SCIENTISTS SPOTLIGHT

Dr. Gale “Morrie” Granger (1937 – 2018) is a former grant recipient of the Arthritis National Research Foundation. Early in his career as a researcher at the University of California, Irvine, Dr. Granger received funding from ANRF to study the immunological processes occurring in the tissue destruction observed in Rheumatoid Arthritis. This early research ultimately led to the discovery that the white blood cells present in the joints of RA patients induce the tissue destruction by releasing molecules termed cytokines. This finding, in turn, led to the recent development of agents that block cytokine activity and hold great promise for therapy for patients with this debilitating disease.

 

Dr.
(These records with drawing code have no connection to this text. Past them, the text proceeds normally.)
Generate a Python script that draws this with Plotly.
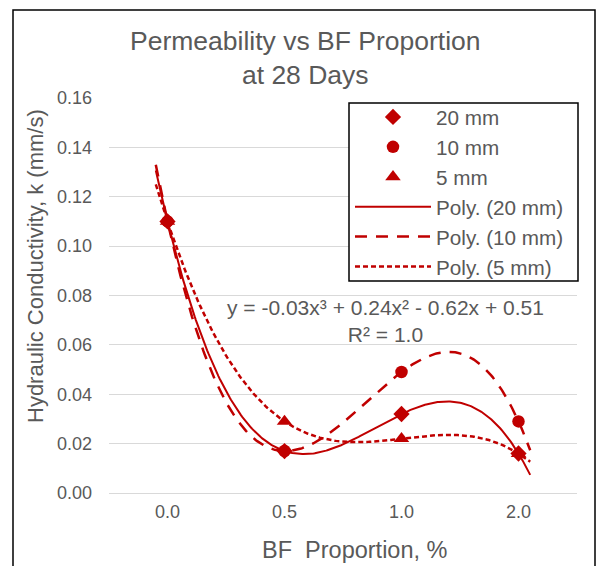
import numpy as np
import plotly.graph_objects as go

categories = ["0.0", "0.5", "1.0", "2.0"]
k_20mm = [0.110, 0.017, 0.032, 0.016]
k_10mm = [0.110, 0.017, 0.049, 0.029]
k_5mm = [0.110, 0.029, 0.022, 0.016]
y_ticks = [0.00, 0.02, 0.04, 0.06, 0.08, 0.10, 0.12, 0.14, 0.16]

RED = "#C00000"
GRAY = "#595959"
FONT = "Liberation Sans, Arial, sans-serif"

W, H = 597, 566
L, R, T, B = 109, 20, 98, 73
pw, ph = W - L - R, H - T - B

def px2paper(x, y):
    return (x - L) / pw, (H - B - y) / ph

xi = np.arange(len(categories), dtype=float)
xs = np.linspace(-0.1, len(categories) - 1 + 0.1, 300)

fig = go.Figure()
fig.add_trace(go.Scatter(x=xi, y=k_20mm, mode="markers", name="20 mm",
                         marker=dict(symbol="diamond", size=12.5, color=RED)))
fig.add_trace(go.Scatter(x=xi, y=k_10mm, mode="markers", name="10 mm",
                         marker=dict(symbol="circle", size=12.5, color=RED)))
fig.add_trace(go.Scatter(x=xi, y=k_5mm, mode="markers", name="5 mm",
                         marker=dict(symbol="triangle-up", size=13.5, color=RED)))

for vals, name, dash, lw in [(k_20mm, "Poly. (20 mm)", "solid", 2.0),
                             (k_10mm, "Poly. (10 mm)", "12px,9px", 2.5),
                             (k_5mm, "Poly. (5 mm)", "5px,3px", 2.5)]:
    c = np.polyfit(xi + 1, vals, 3)
    fig.add_trace(go.Scatter(x=xs, y=np.polyval(c, xs + 1), mode="lines", name=name,
                             line=dict(color=RED, width=lw, dash=dash)))

lx, ly = px2paper(350, 97)
fig.update_layout(
    width=W, height=H,
    margin=dict(l=L, r=R, t=T, b=B),
    paper_bgcolor="white", plot_bgcolor="white",
    font=dict(family=FONT, color=GRAY),
    showlegend=True,
    legend=dict(x=lx, y=ly, xanchor="left", yanchor="top",
                borderwidth=0, bgcolor="rgba(0,0,0,0)",
                font=dict(size=20.7, color=GRAY, family=FONT), itemwidth=76),
    xaxis=dict(range=[-0.5, len(categories) - 0.5], tickvals=xi, ticktext=categories,
               showgrid=False, zeroline=False, showline=False, ticks="",
               tickfont=dict(size=18, color=GRAY), ticklabelstandoff=6),
    yaxis=dict(range=[0, 0.16], tickvals=y_ticks, tickformat=".2f",
               showgrid=True, gridcolor="#d9d9d9", gridwidth=1,
               zeroline=True, zerolinecolor="#d9d9d9", zerolinewidth=1,
               showline=False, ticks="",
               tickfont=dict(size=18, color=GRAY), ticklabelstandoff=16),
)

def ann(px, py, text, size, angle=0):
    ax, ay = px2paper(px, py)
    fig.add_annotation(x=ax, y=ay, xref="paper", yref="paper", showarrow=False,
                       xanchor="center", yanchor="middle", textangle=angle,
                       text=text, font=dict(size=size, color=GRAY, family=FONT))

ann(305, 58, "Permeability vs BF Proportion<br>at 28 Days", 26.5)
ann(35, 266, "Hydraulic Conductivity, k (mm/s)", 22, -90)
ann(355, 550, "BF\u00a0 Proportion, %", 23.5)
ann(385, 321, "y = -0.03x³ + 0.24x² - 0.62x + 0.51<br>R² = 1.0", 21)

# legend box
bx0, by0 = px2paper(349, 103)
bx1, by1 = px2paper(578, 281)
fig.add_shape(type="rect", xref="paper", yref="paper", x0=bx0, y0=by1, x1=bx1, y1=by0,
              line=dict(color="black", width=1.5), fillcolor="white", layer="above")

# chart border
x0, y0 = px2paper(13, 10)
x1, y1 = px2paper(595, 620)
fig.add_shape(type="rect", xref="paper", yref="paper", x0=x0, y0=y1, x1=x1, y1=y0,
              line=dict(color="black", width=1.5), layer="below")

fig.write_html("out.html",
               config={"displayModeBar": False},
               post_script="document.body.style.margin='0';"
                           "document.body.style.overflow='hidden';")
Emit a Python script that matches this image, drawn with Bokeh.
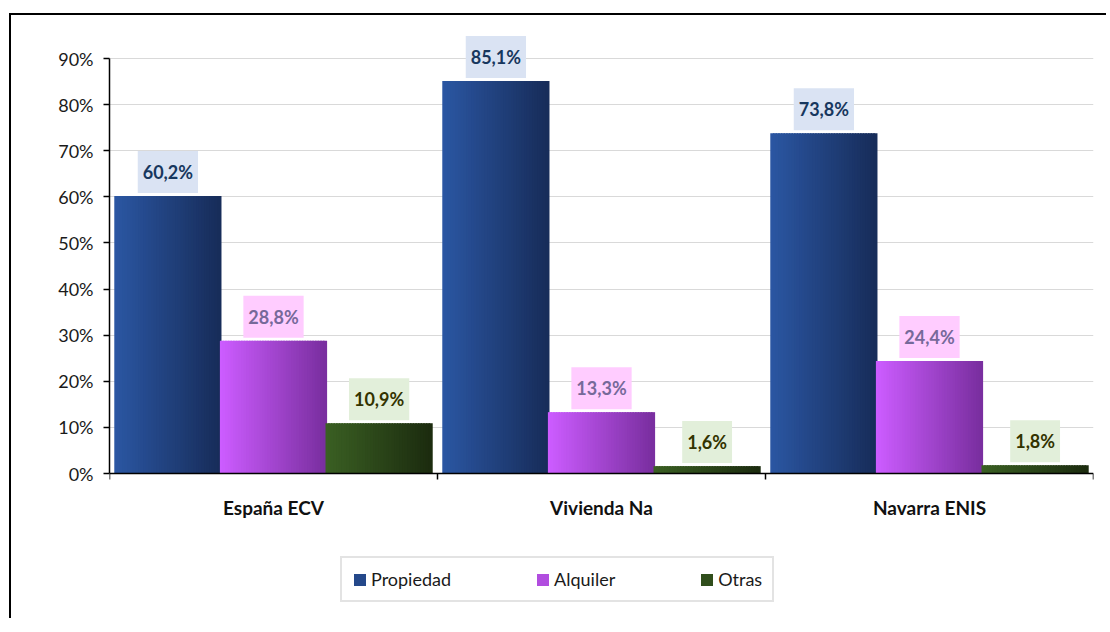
from bokeh.plotting import figure
from bokeh.models import (ColumnDataSource, Range1d, FixedTicker,
                          Legend, LegendItem, Span)
from bokeh.core.properties import value
from bokeh.embed import file_html
from bokeh.resources import INLINE

categories = ["España ECV", "Vivienda Na", "Navarra ENIS"]
series_names = ["Propiedad", "Alquiler", "Otras"]
propiedad = [60.2, 85.1, 73.8]
alquiler = [28.8, 13.3, 24.4]
otras = [10.9, 1.6, 1.8]
y_ticks = [0, 10, 20, 30, 40, 50, 60, 70, 80, 90]

series_values = [propiedad, alquiler, otras]
grad_left = ["#2b56a2", "#cc5cff", "#3a5f23"]
grad_right = ["#172d5a", "#7a2fa0", "#1c2c0f"]
label_text_colors = ["#17375e", "#76699a", "#333300"]
label_bg_colors = ["#dae3f3", "#ffccff", "#e2efda"]

FONT = "Lato"
W, H = 1097, 605
TOP, BOTTOM_PAD = 15, 0
# plot area: 90 units span 415 px; value 0 sits 443 px below the frame top
PPU = 415 / 90.0
frame_h = H - TOP - BOTTOM_PAD
y_end = 443 / PPU
y_start = y_end - frame_h / PPU

p = figure(width=W, height=H, output_backend="svg", toolbar_location=None,
           x_range=Range1d(0, len(categories)), y_range=Range1d(y_start, y_end),
           min_border_left=98, min_border_right=15, min_border_top=TOP,
           min_border_bottom=BOTTOM_PAD)
p.styles = {"margin-left": "9px", "margin-top": "13px",
            "border-left": "2px solid black", "border-top": "2px solid black"}
p.outline_line_color = None
p.background_fill_color = "white"
p.border_fill_color = "white"


def hex2rgb(h):
    h = h.lstrip("#")
    return [int(h[i:i + 2], 16) for i in (0, 2, 4)]


def lerp(c1, c2, t):
    a, b = hex2rgb(c1), hex2rgb(c2)
    return "#%02x%02x%02x" % tuple(int(round(a[i] + (b[i] - a[i]) * t)) for i in range(3))


# grid first (below bars)
p.xgrid.grid_line_color = None
p.ygrid.ticker = FixedTicker(ticks=y_ticks[1:])
p.ygrid.grid_line_color = "#d9d9d9"
p.ygrid.grid_line_width = 1

BW = 0.322
NS = 40
offsets = [-BW, 0.0, BW]
legend_items = []
for j, vals in enumerate(series_values):
    xs, tops, cols = [], [], []
    for i, v in enumerate(vals):
        left = i + 0.5 + offsets[j] - BW / 2
        for k in range(NS):
            xs.append(left + (k + 0.5) * BW / NS)
            tops.append(v)
            cols.append(lerp(grad_left[j], grad_right[j], k / (NS - 1)))
    src = ColumnDataSource(dict(x=xs, top=tops, color=cols))
    r = p.vbar(x="x", top="top", bottom=0, width=BW / NS * 1.6, source=src,
               fill_color="color", line_color=None)
    legend_items.append(LegendItem(label=series_names[j], renderers=[r], index=NS // 3))

    lsrc = ColumnDataSource(dict(
        x=[i + 0.5 + offsets[j] for i in range(len(vals))],
        y=vals,
        t=[("%.1f%%" % v).replace(".", ",") for v in vals]))
    p.text(x="x", y="y", text="t", source=lsrc, y_offset=-24,
           text_align="center", text_baseline="middle",
           text_font=value(FONT), text_font_style="bold", text_font_size="18px",
           text_color=label_text_colors[j],
           background_fill_color=label_bg_colors[j],
           padding=dict(left=5, right=5, top=10, bottom=10))

# category (x) axis drawn at value 0 inside the plot area
p.xaxis.visible = False
p.add_layout(Span(location=0, dimension="width", line_color="black", line_width=1.5))
bounds = list(range(len(categories) + 1))
p.segment(x0=bounds, x1=bounds, y0=[0] * len(bounds), y1=[-6 / PPU] * len(bounds),
          line_color="black", line_width=1.5)
csrc = ColumnDataSource(dict(x=[i + 0.5 for i in range(len(categories))],
                             y=[0] * len(categories), t=categories))
p.text(x="x", y="y", text="t", source=csrc, y_offset=34,
       text_align="center", text_baseline="middle",
       text_font=value(FONT), text_font_style="bold", text_font_size="19px",
       text_color="#111111")

ya = p.yaxis[0]
ya.ticker = FixedTicker(ticks=y_ticks, minor_ticks=[])
ya.bounds = (0, 90)
ya.major_label_overrides = {t: "%d%%" % t for t in y_ticks}
ya.major_tick_line_color = "black"
ya.major_tick_line_width = 1.5
ya.major_tick_out = 6
ya.major_tick_in = 0
ya.minor_tick_line_color = None
ya.axis_line_color = "black"
ya.axis_line_width = 1.5
ya.major_label_standoff = 10
ya.major_label_text_font = FONT
ya.major_label_text_font_size = "18px"
ya.major_label_text_color = "#1a1a1a"

legend = Legend(items=legend_items, orientation="horizontal", location=(231, 18),
                glyph_width=15, glyph_height=15, label_standoff=4, spacing=84,
                padding=10, margin=0, border_line_color="#c8c8c8", border_line_width=2,
                label_text_font=FONT, label_text_font_size="18px",
                label_text_color="#1a1a1a", background_fill_alpha=1)
p.add_layout(legend, "center")

open("out.html", "w").write(file_html(p, INLINE))
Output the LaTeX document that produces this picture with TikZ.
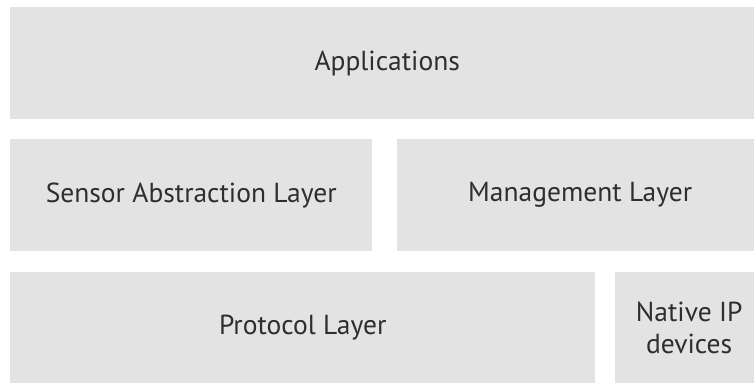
\documentclass[tikz,border=0pt]{standalone}
\usepackage{fontspec}
\setmainfont{PT Sans}
\definecolor{layerfill}{HTML}{E3E3E3}
\definecolor{layertext}{HTML}{2E2E2E}
\begin{document}
\begin{tikzpicture}[x=1pt,y=-1pt,
  layer/.style={fill=layerfill, draw=none, text=layertext, inner sep=0pt,
    font=\fontsize{27.5}{32}\selectfont, align=center}]
\useasboundingbox (0,0) rectangle (754,383);
\clip (0,0) rectangle (754,383);
\fill[white] (0,0) rectangle (754,383);
% top row
\node[layer, minimum width=754pt, minimum height=112pt, anchor=north west] (apps) at (10,7) {Applications};
% middle row
\node[layer, minimum width=362pt, minimum height=112pt, anchor=north west] (sal) at (10,139) {Sensor Abstraction Layer};
\node[layer, minimum width=366pt, minimum height=112pt, anchor=north west] (mgmt) at (397,139) {Management Layer};
% bottom row
\node[layer, minimum width=585pt, minimum height=111pt, anchor=north west] (proto) at (10,272) {Protocol Layer};
\node[layer, minimum width=148pt, minimum height=111pt, anchor=north west] (native) at (615,272) {Native IP\\devices};
\end{tikzpicture}
\end{document}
Granger was a Professor of Immunology at the University of California, Irvine, since 1967 and a consultant to numerous hospitals, research institutes and the National Institutes of Health (NIH). He served on the Arthritis National Research Foundation board of directors beginning 1990, including as president from 1997-99. It was his vision and guidance that led to the establishment of ANRF’s Scientific Advisory Board in 1998.

 

As the director of a multi-disciplinary, multi-institutional research program, Dr. Granger was responsible for supervising basic research in cancer and autoimmune disease, and for conducting clinical trials in patients. This program was designed to bring basic and clinical scientists together with the objective of understanding how the body’s immune system causes the tissue destruction observed in autoimmune diseases and how it interacts with cancer cells. The results of these basic studies are then employed to design and test new methods of therapy for these diseases.